INSTRUCTION:
Reproduce the listing that follows with no differences at all.
## begin
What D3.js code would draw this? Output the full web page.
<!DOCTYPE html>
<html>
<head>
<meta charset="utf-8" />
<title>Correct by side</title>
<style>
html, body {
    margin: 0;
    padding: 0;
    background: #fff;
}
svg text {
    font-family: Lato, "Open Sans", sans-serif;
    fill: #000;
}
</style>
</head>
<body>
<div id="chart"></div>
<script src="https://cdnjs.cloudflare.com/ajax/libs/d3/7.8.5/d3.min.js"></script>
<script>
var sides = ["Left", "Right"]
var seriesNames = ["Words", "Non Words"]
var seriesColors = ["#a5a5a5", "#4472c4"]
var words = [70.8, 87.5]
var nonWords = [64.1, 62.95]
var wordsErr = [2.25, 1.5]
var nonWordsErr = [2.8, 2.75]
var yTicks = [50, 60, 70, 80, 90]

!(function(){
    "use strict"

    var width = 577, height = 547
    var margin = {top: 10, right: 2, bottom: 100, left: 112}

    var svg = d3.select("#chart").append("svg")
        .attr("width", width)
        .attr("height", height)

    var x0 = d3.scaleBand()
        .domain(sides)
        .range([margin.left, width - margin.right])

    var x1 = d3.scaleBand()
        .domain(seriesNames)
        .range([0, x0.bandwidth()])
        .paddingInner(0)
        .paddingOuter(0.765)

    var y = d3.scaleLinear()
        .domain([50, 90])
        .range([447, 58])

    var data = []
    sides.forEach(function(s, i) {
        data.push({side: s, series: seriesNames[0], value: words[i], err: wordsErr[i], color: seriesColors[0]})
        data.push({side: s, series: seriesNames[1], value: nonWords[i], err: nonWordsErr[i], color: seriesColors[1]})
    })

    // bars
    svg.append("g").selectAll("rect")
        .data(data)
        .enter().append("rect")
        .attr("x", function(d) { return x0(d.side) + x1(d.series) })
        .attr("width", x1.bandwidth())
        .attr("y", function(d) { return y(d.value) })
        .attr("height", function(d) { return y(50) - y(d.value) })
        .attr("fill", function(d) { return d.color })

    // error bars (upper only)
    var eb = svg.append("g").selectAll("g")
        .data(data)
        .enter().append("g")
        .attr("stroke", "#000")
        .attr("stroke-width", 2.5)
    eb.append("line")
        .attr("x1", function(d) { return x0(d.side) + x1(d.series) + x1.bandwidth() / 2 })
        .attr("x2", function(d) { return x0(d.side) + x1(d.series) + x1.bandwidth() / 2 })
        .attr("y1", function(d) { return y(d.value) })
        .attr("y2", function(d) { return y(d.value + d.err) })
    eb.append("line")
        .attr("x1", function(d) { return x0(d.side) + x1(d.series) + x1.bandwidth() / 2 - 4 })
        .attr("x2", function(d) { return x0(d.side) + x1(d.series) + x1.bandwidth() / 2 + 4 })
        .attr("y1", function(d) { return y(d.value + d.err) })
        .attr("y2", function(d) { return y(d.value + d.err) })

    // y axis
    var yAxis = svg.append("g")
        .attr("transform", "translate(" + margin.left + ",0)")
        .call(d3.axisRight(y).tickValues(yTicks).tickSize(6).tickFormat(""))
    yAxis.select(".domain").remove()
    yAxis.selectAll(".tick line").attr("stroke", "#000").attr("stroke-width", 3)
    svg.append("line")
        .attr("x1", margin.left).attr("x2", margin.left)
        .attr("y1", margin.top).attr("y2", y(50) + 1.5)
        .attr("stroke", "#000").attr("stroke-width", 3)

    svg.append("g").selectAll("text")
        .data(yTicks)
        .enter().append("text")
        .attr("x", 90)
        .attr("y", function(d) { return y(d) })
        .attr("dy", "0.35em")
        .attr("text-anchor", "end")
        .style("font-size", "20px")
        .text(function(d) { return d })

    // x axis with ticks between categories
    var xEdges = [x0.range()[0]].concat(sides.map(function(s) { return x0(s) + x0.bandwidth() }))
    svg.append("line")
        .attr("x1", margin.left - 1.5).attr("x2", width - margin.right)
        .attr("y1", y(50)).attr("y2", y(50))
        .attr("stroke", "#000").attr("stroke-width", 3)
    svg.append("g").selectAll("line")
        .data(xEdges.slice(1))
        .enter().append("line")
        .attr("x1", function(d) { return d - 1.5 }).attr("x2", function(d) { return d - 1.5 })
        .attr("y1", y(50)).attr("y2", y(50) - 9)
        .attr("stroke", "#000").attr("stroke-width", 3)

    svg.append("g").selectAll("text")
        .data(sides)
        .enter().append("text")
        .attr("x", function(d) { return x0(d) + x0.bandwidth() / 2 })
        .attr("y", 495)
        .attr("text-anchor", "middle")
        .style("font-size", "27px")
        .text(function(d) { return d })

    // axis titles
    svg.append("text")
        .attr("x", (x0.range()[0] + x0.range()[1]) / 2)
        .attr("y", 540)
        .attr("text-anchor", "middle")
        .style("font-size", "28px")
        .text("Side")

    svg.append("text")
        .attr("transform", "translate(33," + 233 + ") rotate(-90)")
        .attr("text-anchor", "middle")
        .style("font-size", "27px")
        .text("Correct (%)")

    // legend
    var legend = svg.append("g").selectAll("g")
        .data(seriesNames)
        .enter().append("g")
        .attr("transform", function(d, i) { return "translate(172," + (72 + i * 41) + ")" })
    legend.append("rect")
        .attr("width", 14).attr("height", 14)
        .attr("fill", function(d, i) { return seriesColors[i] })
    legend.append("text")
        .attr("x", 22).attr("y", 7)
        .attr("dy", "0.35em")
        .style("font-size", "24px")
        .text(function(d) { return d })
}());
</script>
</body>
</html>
## end
RESULT BELOW:
What D3.js code would draw this? Output the full web page.
<!DOCTYPE html>
<html>
<head>
<meta charset="utf-8" />
<title>Correct by side</title>
<style>
html, body {
    margin: 0;
    padding: 0;
    background: #fff;
}
svg text {
    font-family: Lato, "Open Sans", sans-serif;
    fill: #000;
}
</style>
</head>
<body>
<div id="chart"></div>
<script src="https://cdnjs.cloudflare.com/ajax/libs/d3/7.8.5/d3.min.js"></script>
<script>
var sides = ["Left", "Right"]
var seriesNames = ["Words", "Non Words"]
var seriesColors = ["#a5a5a5", "#4472c4"]
var words = [70.8, 87.5]
var nonWords = [64.1, 62.95]
var wordsErr = [2.25, 1.5]
var nonWordsErr = [2.8, 2.75]
var yTicks = [50, 60, 70, 80, 90]

!(function(){
    "use strict"

    var width = 577, height = 547
    var margin = {top: 10, right: 2, bottom: 100, left: 112}

    var svg = d3.select("#chart").append("svg")
        .attr("width", width)
        .attr("height", height)

    var x0 = d3.scaleBand()
        .domain(sides)
        .range([margin.left, width - margin.right])

    var x1 = d3.scaleBand()
        .domain(seriesNames)
        .range([0, x0.bandwidth()])
        .paddingInner(0)
        .paddingOuter(0.765)

    var y = d3.scaleLinear()
        .domain([50, 90])
        .range([447, 58])

    var data = []
    sides.forEach(function(s, i) {
        data.push({side: s, series: seriesNames[0], value: words[i], err: wordsErr[i], color: seriesColors[0]})
        data.push({side: s, series: seriesNames[1], value: nonWords[i], err: nonWordsErr[i], color: seriesColors[1]})
    })

    // bars
    svg.append("g").selectAll("rect")
        .data(data)
        .enter().append("rect")
        .attr("x", function(d) { return x0(d.side) + x1(d.series) })
        .attr("width", x1.bandwidth())
        .attr("y", function(d) { return y(d.value) })
        .attr("height", function(d) { return y(50) - y(d.value) })
        .attr("fill", function(d) { return d.color })

    // error bars (upper only)
    var eb = svg.append("g").selectAll("g")
        .data(data)
        .enter().append("g")
        .attr("stroke", "#000")
        .attr("stroke-width", 2.5)
    eb.append("line")
        .attr("x1", function(d) { return x0(d.side) + x1(d.series) + x1.bandwidth() / 2 })
        .attr("x2", function(d) { return x0(d.side) + x1(d.series) + x1.bandwidth() / 2 })
        .attr("y1", function(d) { return y(d.value) })
        .attr("y2", function(d) { return y(d.value + d.err) })
    eb.append("line")
        .attr("x1", function(d) { return x0(d.side) + x1(d.series) + x1.bandwidth() / 2 - 4 })
        .attr("x2", function(d) { return x0(d.side) + x1(d.series) + x1.bandwidth() / 2 + 4 })
        .attr("y1", function(d) { return y(d.value + d.err) })
        .attr("y2", function(d) { return y(d.value + d.err) })

    // y axis
    var yAxis = svg.append("g")
        .attr("transform", "translate(" + margin.left + ",0)")
        .call(d3.axisRight(y).tickValues(yTicks).tickSize(6).tickFormat(""))
    yAxis.select(".domain").remove()
    yAxis.selectAll(".tick line").attr("stroke", "#000").attr("stroke-width", 3)
    svg.append("line")
        .attr("x1", margin.left).attr("x2", margin.left)
        .attr("y1", margin.top).attr("y2", y(50) + 1.5)
        .attr("stroke", "#000").attr("stroke-width", 3)

    svg.append("g").selectAll("text")
        .data(yTicks)
        .enter().append("text")
        .attr("x", 90)
        .attr("y", function(d) { return y(d) })
        .attr("dy", "0.35em")
        .attr("text-anchor", "end")
        .style("font-size", "20px")
        .text(function(d) { return d })

    // x axis with ticks between categories
    var xEdges = [x0.range()[0]].concat(sides.map(function(s) { return x0(s) + x0.bandwidth() }))
    svg.append("line")
        .attr("x1", margin.left - 1.5).attr("x2", width - margin.right)
        .attr("y1", y(50)).attr("y2", y(50))
        .attr("stroke", "#000").attr("stroke-width", 3)
    svg.append("g").selectAll("line")
        .data(xEdges.slice(1))
        .enter().append("line")
        .attr("x1", function(d) { return d - 1.5 }).attr("x2", function(d) { return d - 1.5 })
        .attr("y1", y(50)).attr("y2", y(50) - 9)
        .attr("stroke", "#000").attr("stroke-width", 3)

    svg.append("g").selectAll("text")
        .data(sides)
        .enter().append("text")
        .attr("x", function(d) { return x0(d) + x0.bandwidth() / 2 })
        .attr("y", 495)
        .attr("text-anchor", "middle")
        .style("font-size", "27px")
        .text(function(d) { return d })

    // axis titles
    svg.append("text")
        .attr("x", (x0.range()[0] + x0.range()[1]) / 2)
        .attr("y", 540)
        .attr("text-anchor", "middle")
        .style("font-size", "28px")
        .text("Side")

    svg.append("text")
        .attr("transform", "translate(33," + 233 + ") rotate(-90)")
        .attr("text-anchor", "middle")
        .style("font-size", "27px")
        .text("Correct (%)")

    // legend
    var legend = svg.append("g").selectAll("g")
        .data(seriesNames)
        .enter().append("g")
        .attr("transform", function(d, i) { return "translate(172," + (72 + i * 41) + ")" })
    legend.append("rect")
        .attr("width", 14).attr("height", 14)
        .attr("fill", function(d, i) { return seriesColors[i] })
    legend.append("text")
        .attr("x", 22).attr("y", 7)
        .attr("dy", "0.35em")
        .style("font-size", "24px")
        .text(function(d) { return d })
}());
</script>
</body>
</html>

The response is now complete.